◆ Exercise prompt
Quote each line of the material verbatim, without the pictures.

◆ Data extract
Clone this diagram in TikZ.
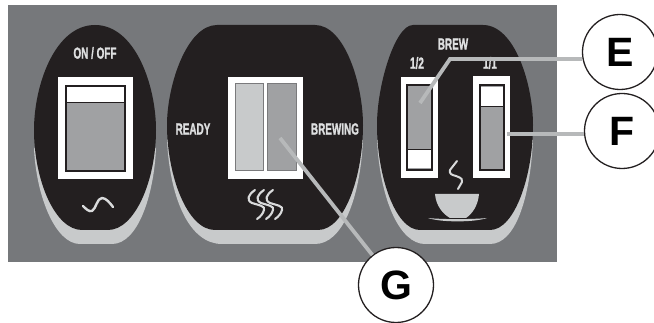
\documentclass[tikz,border=0pt]{standalone}
\usepackage{fontspec}
\setmainfont{Liberation Sans}
\newfontfamily\panelfont[FakeBold=1.6]{Liberation Sans}
\definecolor{panel}{HTML}{76787B}
\definecolor{ink}{HTML}{231F20}
\definecolor{pale}{HTML}{C8CACB}
\definecolor{midgrey}{HTML}{A0A1A3}
\definecolor{lead}{HTML}{B7B9BA}
\tikzset{
  blackpart/.style={fill=ink,draw=none},
  palepart/.style={fill=pale,draw=none},
  whitebox/.style={fill=white,draw=none},
  slot/.style={draw=ink,line width=1.1pt},
  leader/.style={draw=lead,line width=3.8pt},
  callout/.style={circle,draw=ink,line width=1.3pt,fill=white,minimum size=75pt,inner sep=0pt,font=\bfseries\fontsize{41}{41}\selectfont},
  label/.style={text=pale!60!white,inner sep=0pt,font=\panelfont\bfseries\fontsize{16}{16}\selectfont},
  symbol/.style={draw=pale!70!white,line width=2.4pt,line cap=round,line join=round}
}
\newcommand{\nar}[1]{\scalebox{0.62}[1]{#1}}
\begin{document}
\begin{tikzpicture}[x=1pt,y=-1pt]
\useasboundingbox (0,0) rectangle (654,323);
\begin{scope}
\clip (0,0) rectangle (654,323);
\fill[panel] (8,5) rectangle (557,262);

% left oval
\fill[palepart] (34,148) .. controls (36,195) and (55,244) .. (80,244) -- (112,244) .. controls (138,244) and (154,195) .. (156,148) -- cycle;
\fill[blackpart] (95,25) .. controls (135,25) and (156,85) .. (156,130) .. controls (156,180) and (135,230) .. (108,230) -- (82,230) .. controls (55,230) and (34,180) .. (34,130) .. controls (34,85) and (55,25) .. (95,25) -- cycle;
\fill[whitebox] (58,77) rectangle (133,179);
\fill[midgrey] (66,86) rectangle (125,171);
\fill[white] (66,87) rectangle (125,102);
\draw[slot] (66,86) rectangle (125,171);
\draw[ink,line width=0.8pt] (66,102.5) -- (125,102.5);
\node[label] (onoff) at (95,53) {\nar{ON / OFF}};
\draw[symbol] (83,206) .. controls (86,209) and (89,212) .. (92,211) .. controls (96,209) and (97,198) .. (102,198) .. controls (106,198) and (110,203) .. (113,207);

% middle shape
\fill[palepart] (167,140) .. controls (170,200) and (190,244) .. (222,244) -- (315,244) .. controls (342,244) and (360,200) .. (363,140) -- cycle;
\fill[blackpart] (217,25) -- (315,25) .. controls (345,25) and (363,85) .. (363,125) .. controls (363,175) and (345,230) .. (318,230) -- (215,230) .. controls (187,230) and (167,175) .. (167,125) .. controls (167,85) and (187,25) .. (217,25) -- cycle;
\fill[whitebox] (228,77) rectangle (303,179);
\fill[pale] (235,84) rectangle (263,171);
\draw[midgrey!70!ink,line width=1pt] (235,84) rectangle (263,171);
\fill[midgrey] (267,84) rectangle (296,171);
\draw[midgrey!70!ink,line width=1pt] (267,84) rectangle (296,171);
\node[label] (ready) at (193,129) {\nar{READY}};
\node[label] (brewing) at (335,129) {\nar{BREWING}};
\foreach \dx in {0,9,18}{
  \draw[symbol,line width=2.1pt] ({255+\dx},190) .. controls ({248+\dx},195) and ({246+\dx},200) .. ({252+\dx},203) .. controls ({258+\dx},205) and ({266+\dx},206) .. ({264+\dx},210) .. controls ({263+\dx},214) and ({260+\dx},217) .. ({257+\dx},219);
}

% right oval
\fill[palepart] (377,140) .. controls (380,200) and (400,244) .. (425,244) -- (490,244) .. controls (515,244) and (530,200) .. (533,140) -- cycle;
\fill[blackpart] (413,25) -- (483,25) .. controls (515,25) and (533,85) .. (533,125) .. controls (533,175) and (515,230) .. (490,230) -- (420,230) .. controls (395,230) and (377,175) .. (377,125) .. controls (377,85) and (395,25) .. (413,25) -- cycle;
\fill[whitebox] (401,77) rectangle (438,178);
\fill[midgrey] (407,85) rectangle (432,170);
\fill[white] (408,149) rectangle (431,168);
\draw[slot] (407,85) rectangle (432,170);
\draw[ink,line width=0.7pt] (407,149) -- (432,149);
\fill[whitebox] (473,76) rectangle (510,178);
\fill[midgrey] (480,85) rectangle (504,170);
\fill[white] (481,87) rectangle (503,106);
\draw[slot] (480,85) rectangle (504,170);
\draw[ink,line width=0.7pt] (480,106.5) -- (504,106.5);
\node[label] (brew) at (453,44) {\nar{BREW}};
\node[label] (half) at (417,63) {\nar{1/2}};
\node[label] (full) at (490,63) {\nar{1/1}};
% steam, cup, saucer
\draw[symbol,line width=2pt] (457,161) -- (450,170) .. controls (449,174) and (452,175) .. (456,176) .. controls (462,178) and (463,180) .. (462,182) -- (458,189);
\fill[pale] (435,194) -- (479,194) .. controls (478,206) and (472,214) .. (466,218) -- (450,218) .. controls (443,214) and (436,206) .. (435,194) -- cycle;
\fill[pale] (428,218) .. controls (442,219.5) and (472,219.5) .. (487,218) .. controls (474,222.5) and (441,222.5) .. (428,218) -- cycle;

% callouts
\node[callout] (E) at (620,52) {E};
\node[callout] (F) at (622,131) {F};
\node[callout] (G) at (396,285) {G};
\coordinate (eknee) at (450,59);
\coordinate (etip) at (420,103);
\coordinate (ftip) at (507,134);
\coordinate (gtip) at (280,138);
\draw[leader] (etip) -- (eknee) -- (eknee -| E.west);
\draw[leader] (ftip) -- (ftip -| F.west);
\draw[leader] (gtip) -- (G);
\end{scope}
\end{tikzpicture}
\end{document}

◆ Solution for this task
Clone this diagram in TikZ.
\documentclass[tikz,border=0pt]{standalone}
\usepackage{fontspec}
\setmainfont{Liberation Sans}
\newfontfamily\panelfont[FakeBold=1.6]{Liberation Sans}
\definecolor{panel}{HTML}{76787B}
\definecolor{ink}{HTML}{231F20}
\definecolor{pale}{HTML}{C8CACB}
\definecolor{midgrey}{HTML}{A0A1A3}
\definecolor{lead}{HTML}{B7B9BA}
\tikzset{
  blackpart/.style={fill=ink,draw=none},
  palepart/.style={fill=pale,draw=none},
  whitebox/.style={fill=white,draw=none},
  slot/.style={draw=ink,line width=1.1pt},
  leader/.style={draw=lead,line width=3.8pt},
  callout/.style={circle,draw=ink,line width=1.3pt,fill=white,minimum size=75pt,inner sep=0pt,font=\bfseries\fontsize{41}{41}\selectfont},
  label/.style={text=pale!60!white,inner sep=0pt,font=\panelfont\bfseries\fontsize{16}{16}\selectfont},
  symbol/.style={draw=pale!70!white,line width=2.4pt,line cap=round,line join=round}
}
\newcommand{\nar}[1]{\scalebox{0.62}[1]{#1}}
\begin{document}
\begin{tikzpicture}[x=1pt,y=-1pt]
\useasboundingbox (0,0) rectangle (654,323);
\begin{scope}
\clip (0,0) rectangle (654,323);
\fill[panel] (8,5) rectangle (557,262);

% left oval
\fill[palepart] (34,148) .. controls (36,195) and (55,244) .. (80,244) -- (112,244) .. controls (138,244) and (154,195) .. (156,148) -- cycle;
\fill[blackpart] (95,25) .. controls (135,25) and (156,85) .. (156,130) .. controls (156,180) and (135,230) .. (108,230) -- (82,230) .. controls (55,230) and (34,180) .. (34,130) .. controls (34,85) and (55,25) .. (95,25) -- cycle;
\fill[whitebox] (58,77) rectangle (133,179);
\fill[midgrey] (66,86) rectangle (125,171);
\fill[white] (66,87) rectangle (125,102);
\draw[slot] (66,86) rectangle (125,171);
\draw[ink,line width=0.8pt] (66,102.5) -- (125,102.5);
\node[label] (onoff) at (95,53) {\nar{ON / OFF}};
\draw[symbol] (83,206) .. controls (86,209) and (89,212) .. (92,211) .. controls (96,209) and (97,198) .. (102,198) .. controls (106,198) and (110,203) .. (113,207);

% middle shape
\fill[palepart] (167,140) .. controls (170,200) and (190,244) .. (222,244) -- (315,244) .. controls (342,244) and (360,200) .. (363,140) -- cycle;
\fill[blackpart] (217,25) -- (315,25) .. controls (345,25) and (363,85) .. (363,125) .. controls (363,175) and (345,230) .. (318,230) -- (215,230) .. controls (187,230) and (167,175) .. (167,125) .. controls (167,85) and (187,25) .. (217,25) -- cycle;
\fill[whitebox] (228,77) rectangle (303,179);
\fill[pale] (235,84) rectangle (263,171);
\draw[midgrey!70!ink,line width=1pt] (235,84) rectangle (263,171);
\fill[midgrey] (267,84) rectangle (296,171);
\draw[midgrey!70!ink,line width=1pt] (267,84) rectangle (296,171);
\node[label] (ready) at (193,129) {\nar{READY}};
\node[label] (brewing) at (335,129) {\nar{BREWING}};
\foreach \dx in {0,9,18}{
  \draw[symbol,line width=2.1pt] ({255+\dx},190) .. controls ({248+\dx},195) and ({246+\dx},200) .. ({252+\dx},203) .. controls ({258+\dx},205) and ({266+\dx},206) .. ({264+\dx},210) .. controls ({263+\dx},214) and ({260+\dx},217) .. ({257+\dx},219);
}

% right oval
\fill[palepart] (377,140) .. controls (380,200) and (400,244) .. (425,244) -- (490,244) .. controls (515,244) and (530,200) .. (533,140) -- cycle;
\fill[blackpart] (413,25) -- (483,25) .. controls (515,25) and (533,85) .. (533,125) .. controls (533,175) and (515,230) .. (490,230) -- (420,230) .. controls (395,230) and (377,175) .. (377,125) .. controls (377,85) and (395,25) .. (413,25) -- cycle;
\fill[whitebox] (401,77) rectangle (438,178);
\fill[midgrey] (407,85) rectangle (432,170);
\fill[white] (408,149) rectangle (431,168);
\draw[slot] (407,85) rectangle (432,170);
\draw[ink,line width=0.7pt] (407,149) -- (432,149);
\fill[whitebox] (473,76) rectangle (510,178);
\fill[midgrey] (480,85) rectangle (504,170);
\fill[white] (481,87) rectangle (503,106);
\draw[slot] (480,85) rectangle (504,170);
\draw[ink,line width=0.7pt] (480,106.5) -- (504,106.5);
\node[label] (brew) at (453,44) {\nar{BREW}};
\node[label] (half) at (417,63) {\nar{1/2}};
\node[label] (full) at (490,63) {\nar{1/1}};
% steam, cup, saucer
\draw[symbol,line width=2pt] (457,161) -- (450,170) .. controls (449,174) and (452,175) .. (456,176) .. controls (462,178) and (463,180) .. (462,182) -- (458,189);
\fill[pale] (435,194) -- (479,194) .. controls (478,206) and (472,214) .. (466,218) -- (450,218) .. controls (443,214) and (436,206) .. (435,194) -- cycle;
\fill[pale] (428,218) .. controls (442,219.5) and (472,219.5) .. (487,218) .. controls (474,222.5) and (441,222.5) .. (428,218) -- cycle;

% callouts
\node[callout] (E) at (620,52) {E};
\node[callout] (F) at (622,131) {F};
\node[callout] (G) at (396,285) {G};
\coordinate (eknee) at (450,59);
\coordinate (etip) at (420,103);
\coordinate (ftip) at (507,134);
\coordinate (gtip) at (280,138);
\draw[leader] (etip) -- (eknee) -- (eknee -| E.west);
\draw[leader] (ftip) -- (ftip -| F.west);
\draw[leader] (gtip) -- (G);
\end{scope}
\end{tikzpicture}
\end{document}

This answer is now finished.